If you’ve made the move, or are thinking of moving to an electric vehicle (EV) then you’ll want to know about maintenance and keeping your new car in top condition. The good news is, with fewer parts to wear out or go wrong and no oil to top up, maintaining an EV is much simpler than a traditional car, and you should make big savings. In fact, automotive data experts cap hpi suggest you could save up to 23% over three years.
However, an EV isn’t just plug-in and leave, it does need some looking after. Taking care of tyres, brakes and windscreens are just as important as with a traditional car. Plus, whilst you don’t need to check the oil level or worry about spark plugs, there are some things you can do to keep your battery in good shape.
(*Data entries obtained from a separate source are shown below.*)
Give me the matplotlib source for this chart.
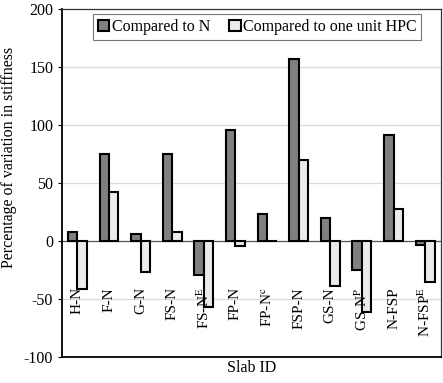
import matplotlib
matplotlib.use("Agg")
import matplotlib.pyplot as plt
import numpy as np

plt.rcParams['font.family'] = ['Liberation Serif', 'DejaVu Serif']
plt.rcParams['mathtext.fontset'] = 'stix'
plt.rcParams['axes.unicode_minus'] = False

slabs = ['H-N', 'F-N', 'G-N', 'FS-N', r'FS-N$^{\mathrm{E}}$', 'FP-N',
         r'FP-N$^{\mathrm{c}}$', 'FSP-N', 'GS-N', r'GS-N$^{\mathrm{P}}$',
         'N-FSP', r'N-FSP$^{\mathrm{E}}$']
vs_n = [8, 75, 6, 75, -29.5, 95.7, 23.5, 156.5, 19.7, -25, 91.4, -3.4]
vs_hpc = [-41, 42.3, -26.8, 8, -57, -4.3, 0, 70, -38.6, -61.5, 27.2, -35.7]

fig = plt.figure(figsize=(4.43, 3.83), dpi=100)
ax = fig.add_axes([0.139, 0.068, 0.8565, 0.9085])

x = np.arange(len(slabs))
w = 0.3
ax.bar(x - w / 2, vs_n, w, color='#808080', edgecolor='black', linewidth=1.5,
       label='Compared to N', zorder=3)
ax.bar(x + w / 2, vs_hpc, w, color='#ebebeb', edgecolor='black', linewidth=1.5,
       label='Compared to one unit HPC', zorder=3)

ax.set_xlim(-0.5, len(slabs) - 0.5)
ax.set_ylim(-100, 200)
ax.set_yticks(np.arange(-100, 201, 50))
ax.tick_params(axis='y', labelsize=11.5, length=3, width=0.8, direction='out',
               pad=3)
ax.set_xticks([])
for yv in [-50, 50, 100, 150]:
    ax.axhline(yv, color='#dcdcdc', linewidth=0.9, zorder=1)
ax.axhline(0, color='#555555', linewidth=0.9, zorder=2)

# category names hang below the zero line
for xi, name in zip(x, slabs):
    ax.text(xi, -40, name, rotation=90, ha='center', va='top', fontsize=11,
            zorder=4)

for side in ['left', 'bottom']:
    ax.spines[side].set_linewidth(1.3)
for side in ['top', 'right']:
    ax.spines[side].set_linewidth(0.9)
    ax.spines[side].set_color('#333333')

ax.set_ylabel('Percentage of variation in stiffness', fontsize=11.5)
ax.yaxis.set_label_coords(-0.118, 0.575)
ax.set_xlabel('Slab ID', fontsize=11.5, labelpad=2)

leg = ax.legend(loc='upper left', bbox_to_anchor=(0.084, 0.985), ncol=2,
                fontsize=11.5, frameon=True, fancybox=False, handlelength=0.7,
                handleheight=0.7, handletextpad=0.15, columnspacing=1.2,
                borderpad=0.3, borderaxespad=0)
leg.get_frame().set_edgecolor('#555555')
leg.get_frame().set_linewidth(0.8)

fig.savefig('out.png', dpi=100)
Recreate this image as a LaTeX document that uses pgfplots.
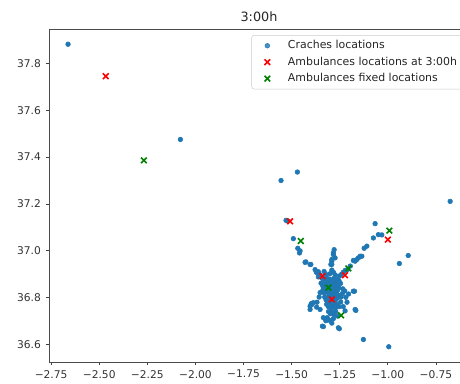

Just like the battery in your phone or laptop, the battery in your EV will degrade over time. However, most EV’s come with a lifespan of at least 10 years so unless you’re planning on keeping your car for the very long term, this shouldn’t be something to worry about.
It might sound illogical but keeping your battery fully charged isn’t the best thing to do for long term health, neither is fully discharging to empty. Manufacturers and experts suggest that a charge of between 50% and 80% is when a battery performs at its best.
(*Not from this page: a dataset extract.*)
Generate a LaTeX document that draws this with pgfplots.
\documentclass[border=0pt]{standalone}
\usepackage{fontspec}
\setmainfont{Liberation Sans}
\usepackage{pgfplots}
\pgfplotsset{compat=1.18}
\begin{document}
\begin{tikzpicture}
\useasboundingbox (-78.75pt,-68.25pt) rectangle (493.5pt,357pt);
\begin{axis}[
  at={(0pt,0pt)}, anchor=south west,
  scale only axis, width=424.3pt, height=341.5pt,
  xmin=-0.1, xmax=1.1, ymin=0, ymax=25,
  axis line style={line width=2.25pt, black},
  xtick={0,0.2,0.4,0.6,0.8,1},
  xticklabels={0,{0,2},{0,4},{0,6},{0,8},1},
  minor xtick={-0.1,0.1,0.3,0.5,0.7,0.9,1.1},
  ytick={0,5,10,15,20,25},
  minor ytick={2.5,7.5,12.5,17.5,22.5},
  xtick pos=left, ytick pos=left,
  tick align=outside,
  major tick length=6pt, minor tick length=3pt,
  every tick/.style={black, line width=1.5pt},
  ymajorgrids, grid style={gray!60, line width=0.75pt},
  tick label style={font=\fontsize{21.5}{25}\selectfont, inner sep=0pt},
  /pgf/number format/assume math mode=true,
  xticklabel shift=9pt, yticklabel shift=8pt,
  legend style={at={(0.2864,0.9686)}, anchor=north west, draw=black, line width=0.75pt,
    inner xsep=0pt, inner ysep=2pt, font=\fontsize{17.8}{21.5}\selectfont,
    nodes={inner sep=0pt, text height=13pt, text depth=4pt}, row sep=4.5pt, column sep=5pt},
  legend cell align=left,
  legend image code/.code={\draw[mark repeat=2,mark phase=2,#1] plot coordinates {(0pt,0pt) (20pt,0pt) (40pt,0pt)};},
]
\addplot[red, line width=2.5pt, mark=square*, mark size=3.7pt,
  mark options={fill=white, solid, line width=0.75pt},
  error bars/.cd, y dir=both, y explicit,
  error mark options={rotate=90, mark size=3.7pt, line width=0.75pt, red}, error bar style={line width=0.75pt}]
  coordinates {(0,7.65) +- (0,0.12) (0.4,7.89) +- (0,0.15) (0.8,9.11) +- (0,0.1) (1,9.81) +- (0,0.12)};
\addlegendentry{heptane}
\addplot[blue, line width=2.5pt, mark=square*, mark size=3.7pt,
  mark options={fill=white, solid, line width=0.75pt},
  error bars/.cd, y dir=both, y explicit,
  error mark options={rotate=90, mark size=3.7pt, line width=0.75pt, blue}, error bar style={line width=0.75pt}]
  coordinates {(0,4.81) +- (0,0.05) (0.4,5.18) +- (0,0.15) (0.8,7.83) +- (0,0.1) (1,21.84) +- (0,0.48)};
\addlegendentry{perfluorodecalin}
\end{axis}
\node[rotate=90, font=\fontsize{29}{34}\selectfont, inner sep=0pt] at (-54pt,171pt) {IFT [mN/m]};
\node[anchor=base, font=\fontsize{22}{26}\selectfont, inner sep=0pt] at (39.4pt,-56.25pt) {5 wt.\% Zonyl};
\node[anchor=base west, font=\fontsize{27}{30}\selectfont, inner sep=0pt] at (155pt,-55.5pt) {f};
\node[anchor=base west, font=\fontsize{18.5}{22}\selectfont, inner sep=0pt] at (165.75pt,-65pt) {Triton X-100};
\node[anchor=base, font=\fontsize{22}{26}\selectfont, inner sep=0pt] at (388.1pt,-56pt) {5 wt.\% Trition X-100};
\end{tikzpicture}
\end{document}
Also, regularly using a rapid charger can have a negative impact, as can the weather. Don’t worry though, batteries perform better in colder climates, so UK drivers should have no problems!
All EV’s use some form of regenerative braking. This is a process where the brakes use the motor to slow the vehicle down. As well as putting some power back into the battery, it is also more efficient, putting less stress on the brakes and reducing wear and tear.
Obviously, your brakes and pads will still need looking after and checking on every service, but you should see them last much longer than on a traditional car.
Fluids and liquids
Whilst an EV doesn’t need oil or power steering fluid, it does need brake fluid, coolant and windscreen cleaner. The servicing cycle of an EV is generally the same as a traditional car so the garage will check all of these elements for you.
Tyres and windscreens
Like any car, the state of the tyres and windscreen is important for safety. The legal limit for tyre tread is 1.6mm whether the tyres are on a tradition car or an EV. But, most experts agree that you should start to think about changing them well before they get that low.
It’s also important to keep an eye on their condition. Before you set off on a long journey do a visual check to make sure there isn’t any damage to the tyre wall and check that they’re pumped up to the right pressure. Just as low pressure has an impact on fuel economy, it can also negatively impact your battery range.
Also, do a check around the rest of your car. Make sure you don’t have any windscreen damage, make sure your washer fluid is topped up and check your wipers are clean and in good working order.